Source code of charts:
⟨

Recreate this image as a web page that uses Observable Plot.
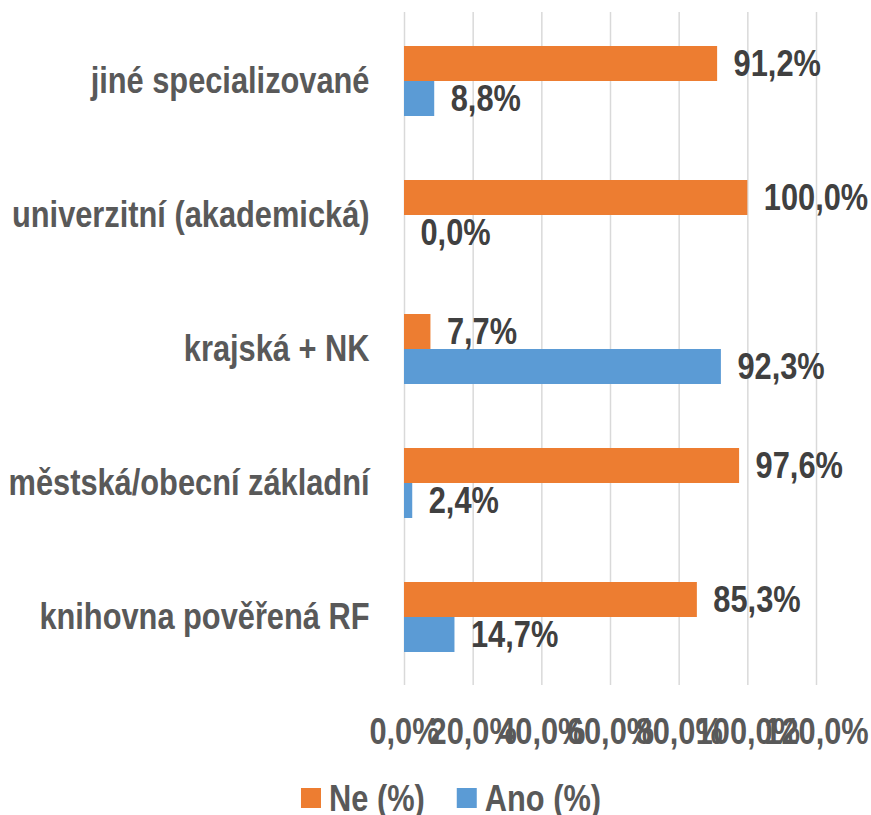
<!DOCTYPE html>
<html>
<head>
<meta charset="utf-8">
<script src="https://cdn.jsdelivr.net/npm/d3@7"></script>
<script src="https://cdn.jsdelivr.net/npm/@observablehq/plot@0.6"></script>
<style>
  html, body { margin: 0; padding: 0; background: #fff; }
  svg text { font-weight: bold; }
</style>
</head>
<body>
<div id="chart"></div>
<script>
const categories = ["jiné specializované", "univerzitní (akademická)", "krajská + NK", "městská/obecní základní", "knihovna pověřená RF"];
const neValues = [91.2, 100.0, 7.7, 97.6, 85.3];
const anoValues = [8.8, 0.0, 92.3, 2.4, 14.7];
const xTicks = [0, 20, 40, 60, 80, 100, 120];
const seriesNames = ["Ne (%)", "Ano (%)"];
const seriesColors = ["#ED7D31", "#5B9BD5"];

const fmt = v => v.toFixed(1).replace(".", ",") + "%";
const ne = categories.map((c, i) => ({category: c, value: neValues[i]}));
const ano = categories.map((c, i) => ({category: c, value: anoValues[i]}));

const font = "'Liberation Sans Narrow', 'Arial Narrow', 'Liberation Sans', Arial, sans-serif";
const NARROW = 0.855;

function narrowTexts(svg) {
  svg.querySelectorAll("text").forEach(t => {
    const targets = t.querySelectorAll("tspan").length ? t.querySelectorAll("tspan") : [t];
    targets.forEach(el => {
      const len = el.getComputedTextLength();
      if (len > 0) {
        el.setAttribute("textLength", (len * NARROW).toFixed(2));
        el.setAttribute("lengthAdjust", "spacingAndGlyphs");
      }
    });
  });
}

const chart = Plot.plot({
  width: 871,
  height: 760,
  marginLeft: 404,
  marginRight: 55,
  marginTop: 12,
  marginBottom: 75,
  style: {fontFamily: font, fontSize: "36px", color: "#595959", background: "#fff", overflow: "visible"},
  x: {domain: [0, 120], ticks: xTicks},
  y: {domain: categories, paddingInner: 0.48, paddingOuter: 0.24},
  marks: [
    Plot.gridX(xTicks, {stroke: "#D9D9D9", strokeOpacity: 1, strokeWidth: 1.5}),
    Plot.barX(ne, {x: "value", y: "category", fill: seriesColors[0], insetBottom: 35}),
    Plot.barX(ano, {x: "value", y: "category", fill: seriesColors[1], insetTop: 35}),
    Plot.text(ne, {x: "value", y: "category", text: d => fmt(d.value), dy: -17.5, dx: 16, textAnchor: "start", fill: "#404040", fontSize: 36, fontWeight: "bold"}),
    Plot.text(ano, {x: "value", y: "category", text: d => fmt(d.value), dy: 17.5, dx: 16, textAnchor: "start", fill: "#404040", fontSize: 36, fontWeight: "bold"}),
    Plot.axisX(xTicks, {tickSize: 0, tickPadding: 33, tickFormat: fmt, fontSize: 36, label: null}),
    Plot.axisY({tickSize: 0, tickPadding: 35, fontSize: 36, label: null})
  ]
});
document.getElementById("chart").appendChild(chart);
narrowTexts(chart);

// legend (below the chart svg)
const lg = d3.select("#chart").append("svg")
  .attr("width", 871).attr("height", 55)
  .style("display", "block")
  .style("font-family", font).style("font-size", "36px").style("font-weight", "bold");
const items = [];
let xpos = 0;
seriesNames.forEach((name, i) => {
  const g = lg.append("g");
  g.append("rect").attr("x", 0).attr("y", 28).attr("width", 20).attr("height", 20).attr("fill", seriesColors[i]);
  const t = g.append("text").attr("x", 28).attr("y", 51).attr("fill", "#595959").text(name);
  const w = t.node().getComputedTextLength() * NARROW;
  t.attr("textLength", w.toFixed(2)).attr("lengthAdjust", "spacingAndGlyphs");
  items.push({g, x: xpos});
  xpos += 28 + w + (i < seriesNames.length - 1 ? 32 : 0);
});
const start = 451 - xpos / 2;
items.forEach(it => it.g.attr("transform", `translate(${start + it.x},0)`));
</script>
</body>
</html>
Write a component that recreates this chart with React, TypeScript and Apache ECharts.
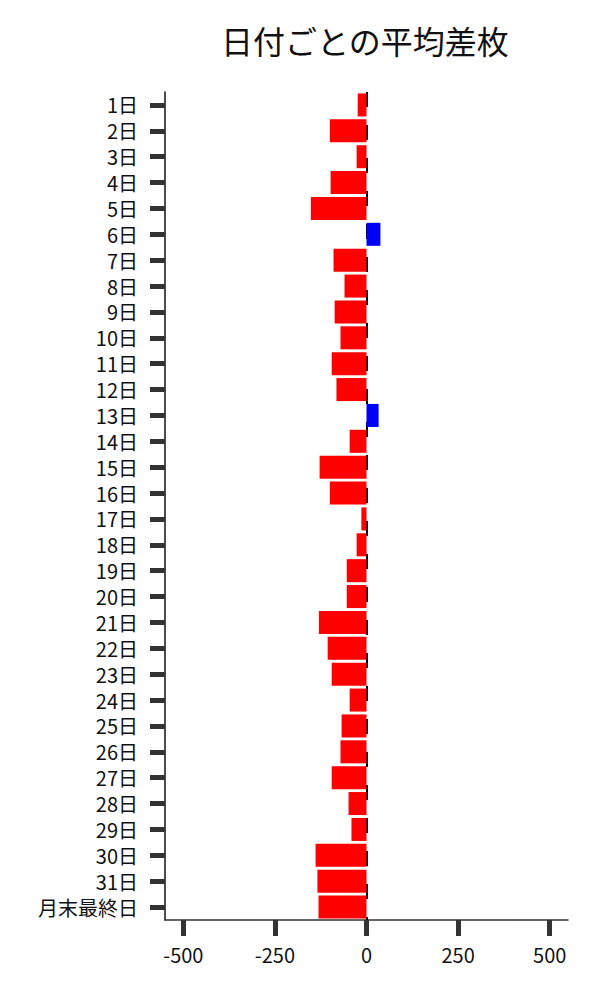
import { useEffect, useRef } from 'react';
import * as echarts from 'echarts';

const days = [
  '1日', '2日', '3日', '4日', '5日', '6日', '7日', '8日', '9日', '10日',
  '11日', '12日', '13日', '14日', '15日', '16日', '17日', '18日', '19日', '20日',
  '21日', '22日', '23日', '24日', '25日', '26日', '27日', '28日', '29日', '30日',
  '31日', '月末最終日',
];

const avgDiff = [
  -24, -100, -27, -98, -152, 38, -90, -60, -87, -71,
  -95, -82, 33, -46, -128, -100, -14, -27, -54, -54,
  -130, -106, -95, -46, -68, -71, -95, -49, -41, -139,
  -134, -131,
];

const xTicks = [-500, -250, 0, 250, 500];

const FONT = '"Noto Sans CJK JP", "Noto Sans", sans-serif';

export default function App() {
  const chartRef = useRef<HTMLDivElement>(null);

  useEffect(() => {
    if (!chartRef.current) return;
    const chart = echarts.init(chartRef.current, undefined, { renderer: 'svg' });

    const option: echarts.EChartsOption = {
      animation: false,
      backgroundColor: '#ffffff',
      textStyle: { fontFamily: FONT },
      title: {
        text: '日付ごとの平均差枚',
        left: 216,
        top: 19,
        textStyle: { fontFamily: FONT, fontSize: 32, fontWeight: 'normal', color: '#111' },
      },
      grid: { left: 165, top: 92, width: 403, height: 828, containLabel: false },
      xAxis: {
        type: 'value',
        min: -550,
        max: 550,
        splitLine: { show: false },
        axisLine: { show: true, onZero: false, lineStyle: { color: '#333', width: 1.5 } },
        axisTick: {
          show: true,
          customValues: xTicks,
          length: 16,
          lineStyle: { color: '#333', width: 5 },
        },
        axisLabel: {
          customValues: xTicks,
          margin: 24,
          fontSize: 20,
          color: '#111',
          fontFamily: FONT,
        },
      },
      yAxis: {
        type: 'category',
        inverse: true,
        data: days,
        axisLine: { show: true, onZero: false, lineStyle: { color: '#111', width: 1.5 } },
        axisTick: {
          show: true,
          interval: 0,
          alignWithLabel: true,
          length: 15,
          lineStyle: { color: '#333', width: 5 },
        },
        axisLabel: {
          interval: 0,
          margin: 27,
          fontSize: 20,
          lineHeight: 22,
          color: '#111',
          fontFamily: FONT,
        },
      },
      series: [
        {
          type: 'bar',
          data: avgDiff.map((v) => ({
            value: v,
            itemStyle: { color: v >= 0 ? '#0000ff' : '#ff0000' },
          })),
          barCategoryGap: '11%',
          z: 2,
          markLine: {
            silent: true,
            z: 1,
            symbol: 'none',
            label: { show: false },
            lineStyle: { color: '#000', width: 2, type: [15, 18] },
            data: [{ xAxis: 0 }],
          },
        },
      ],
    };

    chart.setOption(option);
    return () => chart.dispose();
  }, []);

  return <div ref={chartRef} style={{ width: 600, height: 1000, margin: -8 }} />;
}
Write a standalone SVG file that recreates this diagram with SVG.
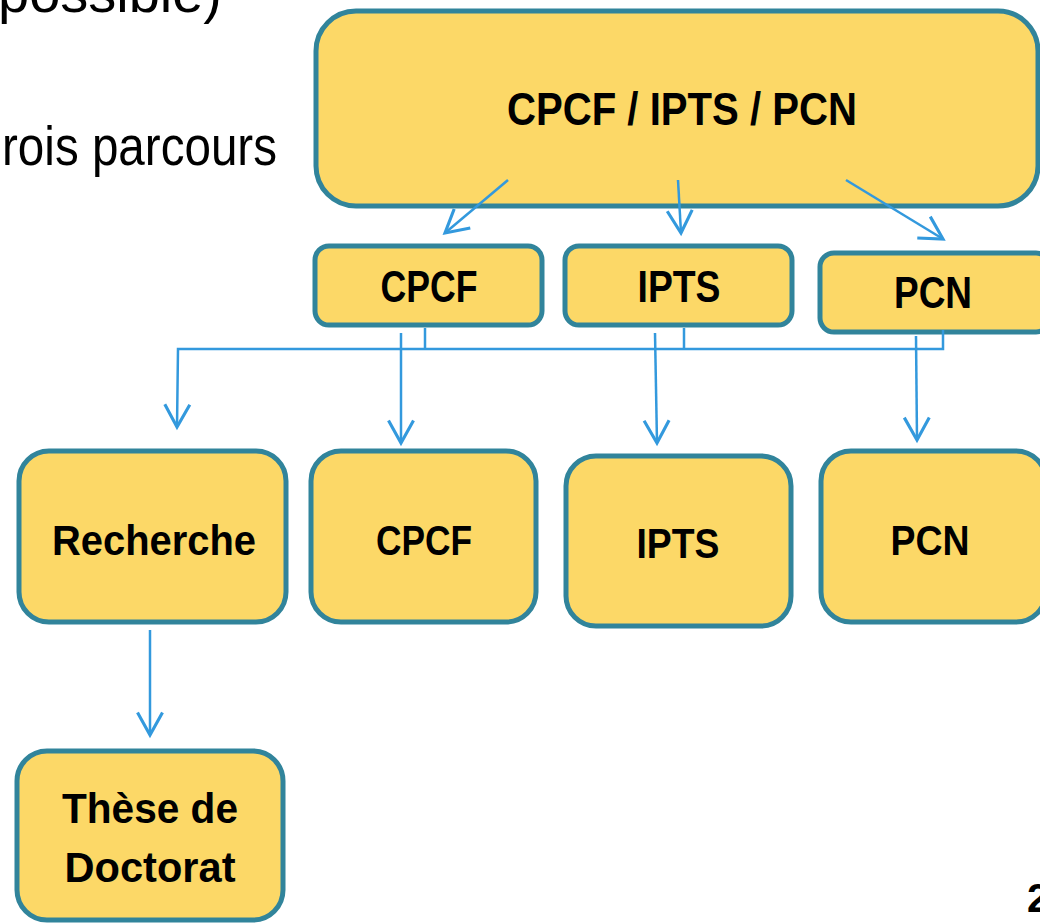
<svg xmlns="http://www.w3.org/2000/svg" width="1040" height="924" viewBox="0 0 1040 924">
<style>
.box{fill:#FCD867;stroke:#31849B;stroke-width:5}
.lbl{font-family:"Liberation Sans",Arial,sans-serif;font-weight:bold;font-size:42px;fill:#000;text-anchor:middle}
.body{font-family:"Liberation Sans",Arial,sans-serif;font-size:56px;fill:#000}
.conn{fill:none;stroke:#3399DD;stroke-width:2.5}
</style>
<defs>
<marker id="arr" markerUnits="userSpaceOnUse" markerWidth="30" markerHeight="30" viewBox="-20 -12 22 24" refX="0" refY="0" orient="auto">
<path d="M-18,-10 L0,0 L-18,10" fill="none" stroke="#3399DD" stroke-width="2.5"/>
</marker>
</defs>
<rect width="1040" height="924" fill="#fff"/>
<text class="body" x="-2" y="12" textLength="224" lengthAdjust="spacingAndGlyphs">possible)</text>
<text class="body" x="2" y="165" textLength="275" lengthAdjust="spacingAndGlyphs">rois parcours</text>
<text x="1027" y="912" style="font-family:'Liberation Sans',Arial,sans-serif;font-weight:bold;font-size:40px">2</text>

<g id="node-top">
<rect class="box" x="316" y="11" width="722" height="195" rx="40"/>
<text class="lbl" x="682" y="125" style="font-size:46px" textLength="350" lengthAdjust="spacingAndGlyphs">CPCF / IPTS / PCN</text>
</g>
<g id="node-cpcf-mid">
<rect class="box" x="315" y="246" width="227" height="79" rx="14"/>
<text class="lbl" x="429" y="302" style="font-size:44px" textLength="97" lengthAdjust="spacingAndGlyphs">CPCF</text>
</g>
<g id="node-ipts-mid">
<rect class="box" x="565" y="246" width="227" height="79" rx="14"/>
<text class="lbl" x="679" y="302" style="font-size:44px" textLength="83" lengthAdjust="spacingAndGlyphs">IPTS</text>
</g>
<g id="node-pcn-mid">
<rect class="box" x="820" y="253" width="230" height="79" rx="14"/>
<text class="lbl" x="933" y="308" style="font-size:44px" textLength="78" lengthAdjust="spacingAndGlyphs">PCN</text>
</g>
<g id="node-recherche">
<rect class="box" x="19" y="451" width="267" height="171" rx="30"/>
<text class="lbl" x="154" y="555" textLength="204" lengthAdjust="spacingAndGlyphs">Recherche</text>
</g>
<g id="node-cpcf">
<rect class="box" x="311" y="451" width="225" height="171" rx="30"/>
<text class="lbl" x="424" y="555" textLength="96" lengthAdjust="spacingAndGlyphs">CPCF</text>
</g>
<g id="node-ipts">
<rect class="box" x="566" y="456" width="225" height="170" rx="30"/>
<text class="lbl" x="678" y="558" textLength="83" lengthAdjust="spacingAndGlyphs">IPTS</text>
</g>
<g id="node-pcn">
<rect class="box" x="821" y="451" width="225" height="171" rx="30"/>
<text class="lbl" x="930" y="555" textLength="79" lengthAdjust="spacingAndGlyphs">PCN</text>
</g>
<g id="node-these">
<rect class="box" x="17" y="751" width="266" height="169" rx="30"/>
<text class="lbl" x="150" y="823" textLength="176" lengthAdjust="spacingAndGlyphs">Thèse de</text>
<text class="lbl" x="150" y="882" textLength="171" lengthAdjust="spacingAndGlyphs">Doctorat</text>
</g>

<g id="connectors">
<line class="conn" x1="508" y1="180" x2="445" y2="233" marker-end="url(#arr)"/>
<line class="conn" x1="678" y1="180" x2="681" y2="233" marker-end="url(#arr)"/>
<line class="conn" x1="846" y1="180" x2="943" y2="239" marker-end="url(#arr)"/>
<polyline class="conn" points="943,330 943,349 178,349 177,427" marker-end="url(#arr)"/>
<line class="conn" x1="425" y1="328" x2="425" y2="349"/>
<line class="conn" x1="684" y1="328" x2="684" y2="349"/>
<line class="conn" x1="401" y1="333" x2="401" y2="443" marker-end="url(#arr)"/>
<line class="conn" x1="655" y1="333" x2="657" y2="443" marker-end="url(#arr)"/>
<line class="conn" x1="916" y1="336" x2="917" y2="440" marker-end="url(#arr)"/>
<line class="conn" x1="150" y1="630" x2="150" y2="735" marker-end="url(#arr)"/>
</g>
</svg>
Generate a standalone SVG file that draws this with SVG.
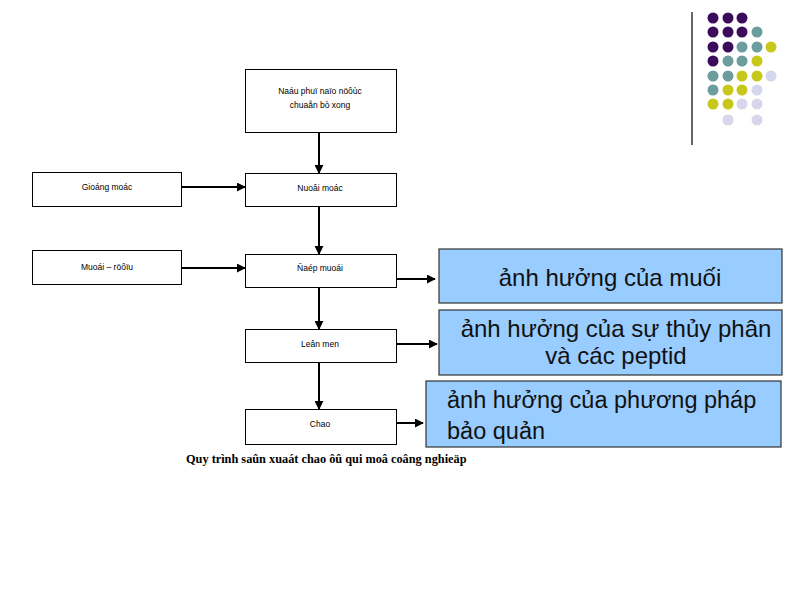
<svg xmlns="http://www.w3.org/2000/svg" width="794" height="595" viewBox="0 0 794 595">
<style>
.box{fill:#fff;stroke:#000;stroke-width:1}
.blue{fill:#99ccff;stroke:#333;stroke-width:1.2}
.sm{font-family:"Liberation Sans","DejaVu Sans",sans-serif;font-size:8.5px;fill:#000;text-anchor:middle}
.big{font-family:"Liberation Sans",Arial,sans-serif;font-size:24px;fill:#111}
.cap{font-family:"Liberation Serif","Times New Roman",serif;font-size:12.3px;font-weight:bold;fill:#000}
.ln{stroke:#000;stroke-width:2;fill:none;marker-end:url(#ah)}
.P{fill:#3b0c5c}.T{fill:#6b9c9e}.Y{fill:#c8c81c}.L{fill:#d6d6ec}
</style>
<defs>
<marker id="ah" viewBox="0 0 10 10" refX="9" refY="5" markerWidth="4.5" markerHeight="4.5" orient="auto" markerUnits="strokeWidth">
<path d="M0,0 L10,5 L0,10 z" fill="#000"/>
</marker>
</defs>
<rect width="794" height="595" fill="#fff"/>

<g id="decor">
<line x1="692" y1="12" x2="692" y2="145" stroke="#000" stroke-width="1.2"/>
<g>
<circle class="P" cx="713" cy="18" r="5.5"/><circle class="P" cx="728" cy="18" r="5.5"/><circle class="P" cx="742" cy="18" r="5.5"/>
<circle class="P" cx="713" cy="32" r="5.5"/><circle class="P" cx="728" cy="32" r="5.5"/><circle class="P" cx="742" cy="32" r="5.5"/><circle class="T" cx="757" cy="32" r="5.5"/>
<circle class="P" cx="713" cy="47" r="5.5"/><circle class="P" cx="728" cy="47" r="5.5"/><circle class="T" cx="742" cy="47" r="5.5"/><circle class="T" cx="757" cy="47" r="5.5"/><circle class="Y" cx="771" cy="47" r="5.5"/>
<circle class="P" cx="713" cy="61" r="5.5"/><circle class="T" cx="728" cy="61" r="5.5"/><circle class="T" cx="742" cy="61" r="5.5"/><circle class="Y" cx="757" cy="61" r="5.5"/>
<circle class="T" cx="713" cy="76" r="5.5"/><circle class="T" cx="728" cy="76" r="5.5"/><circle class="Y" cx="742" cy="76" r="5.5"/><circle class="Y" cx="757" cy="76" r="5.5"/><circle class="L" cx="771" cy="76" r="5.5"/>
<circle class="T" cx="713" cy="90" r="5.5"/><circle class="Y" cx="728" cy="90" r="5.5"/><circle class="Y" cx="742" cy="90" r="5.5"/><circle class="L" cx="757" cy="90" r="5.5"/>
<circle class="Y" cx="713" cy="104" r="5.5"/><circle class="Y" cx="728" cy="104" r="5.5"/><circle class="L" cx="742" cy="104" r="5.5"/><circle class="L" cx="757" cy="104" r="5.5"/>
<circle class="L" cx="728" cy="120" r="5.5"/><circle class="L" cx="757" cy="120" r="5.5"/>
</g>
</g>

<g id="connectors">
<line class="ln" x1="319" y1="133" x2="319" y2="173"/>
<line class="ln" x1="319" y1="207" x2="319" y2="254"/>
<line class="ln" x1="319" y1="288" x2="319" y2="329"/>
<line class="ln" x1="319" y1="363" x2="319" y2="409"/>
<line class="ln" x1="182" y1="187" x2="245" y2="187"/>
<line class="ln" x1="182" y1="268" x2="245" y2="268"/>
<line class="ln" x1="396" y1="279" x2="435" y2="279"/>
<line class="ln" x1="397" y1="344" x2="437" y2="344"/>
<line class="ln" x1="386" y1="423" x2="423" y2="423"/>
</g>

<g id="n1"><rect class="box" x="245.5" y="69.5" width="151" height="63"/>
<text class="sm" x="320" y="94">Naáu phuï naïo nöôùc</text>
<text class="sm" x="320" y="108">chuaån bò xong</text></g>
<g id="n2"><rect class="box" x="245.5" y="173.5" width="151" height="33"/><text class="sm" x="320" y="191">Nuoâi moác</text></g>
<g id="n3"><rect class="box" x="32.5" y="172.5" width="149" height="34"/><text class="sm" x="107" y="190">Gioáng moác</text></g>
<g id="n4"><rect class="box" x="32.5" y="250.5" width="149" height="34"/><text class="sm" x="107" y="270">Muoái – röôïu</text></g>
<g id="n5"><rect class="box" x="245.5" y="254.5" width="151" height="33"/><text class="sm" x="320" y="271">Ñaép muoái</text></g>
<g id="n6"><rect class="box" x="245.5" y="329.5" width="151" height="33"/><text class="sm" x="320" y="347">Leân men</text></g>
<g id="n7"><rect class="box" x="245.5" y="409.5" width="151" height="35"/><text class="sm" x="320" y="427">Chao</text></g>

<g id="b1"><rect class="blue" x="439" y="249" width="343" height="54"/>
<text class="big" x="610" y="286" text-anchor="middle">ảnh hưởng của muối</text></g>
<g id="b2"><rect class="blue" x="439" y="310" width="343" height="65"/>
<text class="big" x="616" y="337" text-anchor="middle">ảnh hưởng của sự thủy phân</text>
<text class="big" x="616" y="364" text-anchor="middle">và các peptid</text></g>
<g id="b3"><rect class="blue" x="426" y="381" width="355" height="66"/>
<text class="big" x="447" y="408" style="font-size:23.5px">ảnh hưởng của phương pháp</text>
<text class="big" x="447" y="439" style="font-size:23.5px">bảo quản</text></g>

<text class="cap" x="186" y="463">Quy trình saûn xuaát chao ôû qui moâ coâng nghieäp</text>
</svg>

⟩

* **WHAT IS REQUIRED**
Exactly and only the lines from the top of the records down to the line containing "const NARROW = 0.855;" should be transcribed, please, without the pictures.

* **EXERCISE RESPONSE**
Recreate this image as a web page that uses Observable Plot.
<!DOCTYPE html>
<html>
<head>
<meta charset="utf-8">
<script src="https://cdn.jsdelivr.net/npm/d3@7"></script>
<script src="https://cdn.jsdelivr.net/npm/@observablehq/plot@0.6"></script>
<style>
  html, body { margin: 0; padding: 0; background: #fff; }
  svg text { font-weight: bold; }
</style>
</head>
<body>
<div id="chart"></div>
<script>
const categories = ["jiné specializované", "univerzitní (akademická)", "krajská + NK", "městská/obecní základní", "knihovna pověřená RF"];
const neValues = [91.2, 100.0, 7.7, 97.6, 85.3];
const anoValues = [8.8, 0.0, 92.3, 2.4, 14.7];
const xTicks = [0, 20, 40, 60, 80, 100, 120];
const seriesNames = ["Ne (%)", "Ano (%)"];
const seriesColors = ["#ED7D31", "#5B9BD5"];

const fmt = v => v.toFixed(1).replace(".", ",") + "%";
const ne = categories.map((c, i) => ({category: c, value: neValues[i]}));
const ano = categories.map((c, i) => ({category: c, value: anoValues[i]}));

const font = "'Liberation Sans Narrow', 'Arial Narrow', 'Liberation Sans', Arial, sans-serif";
const NARROW = 0.855;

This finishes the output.